Taj Mahal Restaurant Review

Having lived in Los Angeles for many years and eaten at some of the finest Indian restaurants this side of Mumbai, I must admit I approached this review of Taj Mahal warily. The reason is that the spices and specialized techniques required to produce authentic Indian cuisine are not readily available here and the last thing I wanted to eat was someone's idea of Indian food'say curry a la corvina with a side of patacones with chutney dip. What I discovered, however, was a restaurant whose very beautiful interior is matched, perhaps even surpassed, by the quality and authenticity of its food.

Open only ten months, this wonderful restaurant is authentic, from its charming owner and host, David Mander, to its Indian chefs and authentic tandoori oven in the kitchen. Even the service staff are dressed in native costumes.

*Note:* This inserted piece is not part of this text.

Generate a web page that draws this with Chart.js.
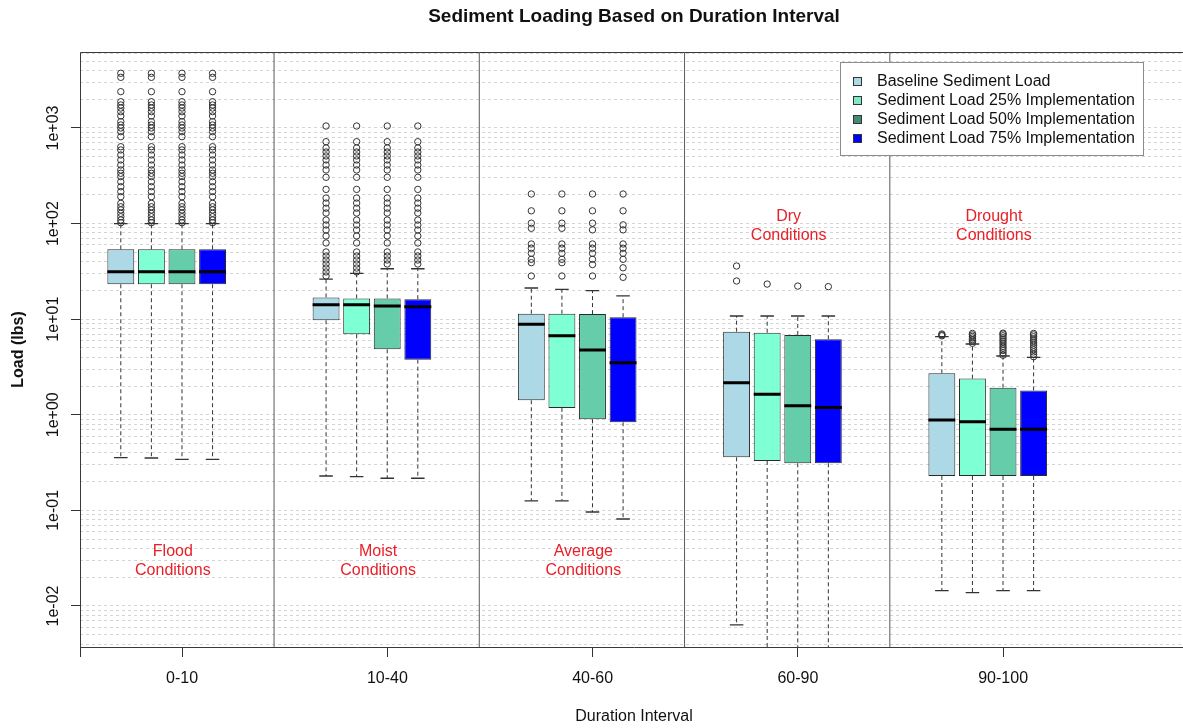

From the moment you enter and smell a hint of incense mingled with a whiff of curry, you know you have found "the real thing". And, my friends, Taj Mahal is "the real thing".

While we sipped on Lassi's, a rich yogurt - based drink that comes in many flavors, we nibbled on a delicious variety of Chicken Samosas, and Fish and Shrimp Pakoras. While all were quite good, the shrimp was truly outstanding; the shrimp meat tender, succulent and rich with flavor. Then the main meal began?and it was almost overwhelming.

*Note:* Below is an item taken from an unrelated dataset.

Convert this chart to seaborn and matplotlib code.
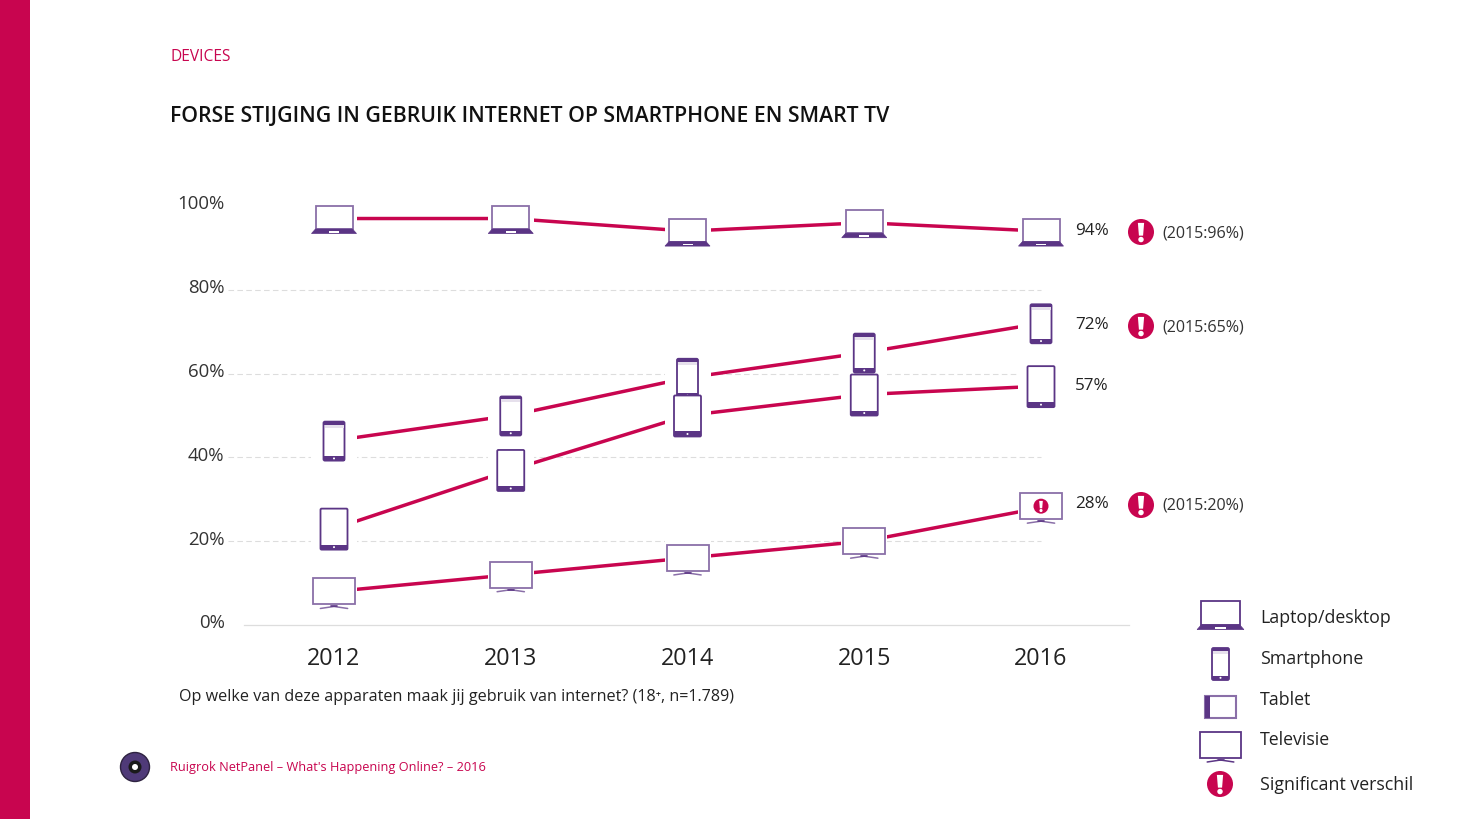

Lamb, beef "two kinds of chicken, vegetarian dishes, three baskets of naan bread" the generous portions just kept arriving, as did an outstanding vegetable rice dish used to contain the sauces so that not one flavorful drop would be lost.

We asked for "medium hot" when ordering, and that is just the way it arrived, a slight bite of spicy heat, but not overly much. If you want to avoid the heat, you can also order your meal sans the fiery spices used in this centuries - old cuisine, but I think you are missing something when you do this. The heat is often an interesting counterpoint to the smooth sauces, tender meats and herbs.

Hands down, the Tandoori Chicken was one of the best I have had, tender morsels of boneless chicken cooked to perfection. Wrapped in a piece of garlic naan bread with a dash of one of the many condiments provided (I chose mango chutney), it was fit for a king. Which is just the way you are treated when you dine at Taj Mahal. The service is swift and efficient, the décor regal.

There is a wide variety of vegetable dishes for those who eschew meat, and if the two we sampled are an example, then you will not be disappointed, as Indian cuisine reflects its culture and vegetarian dishes have a very long history in that country.

Taj Mahal Panama has something to offer everyone.

The PanamaCity, Panama version of this restaurant has an older and highly successful sister establishment in Costa Rica and their proud owner oversees both. The source of this pride is based on the effort he has made to guarantee Panama has a fine Indian restaurant: an excellent and highly experienced chef he brought to oversee the kitchen, the tandoori oven he installed to ensure meats are cooked properly and the varieties of naan bread, a staple of Indian cuisine, is prepared the traditional way, and a well - trained staff.

Prices are moderate for Panama; a very wide range of appetizers runs $3.95 to $4.95, main courses $8.95 to $11.95, with the most expensive dish an elegant Tandoori Jumbo Prawn for $17.95.

To say I highly recommend Taj Mahal would be an understatement. If you like authentic Indian food prepared by a master chef in beautiful surroundings, then this is a place you must try while in Panama City. I plan to return many times.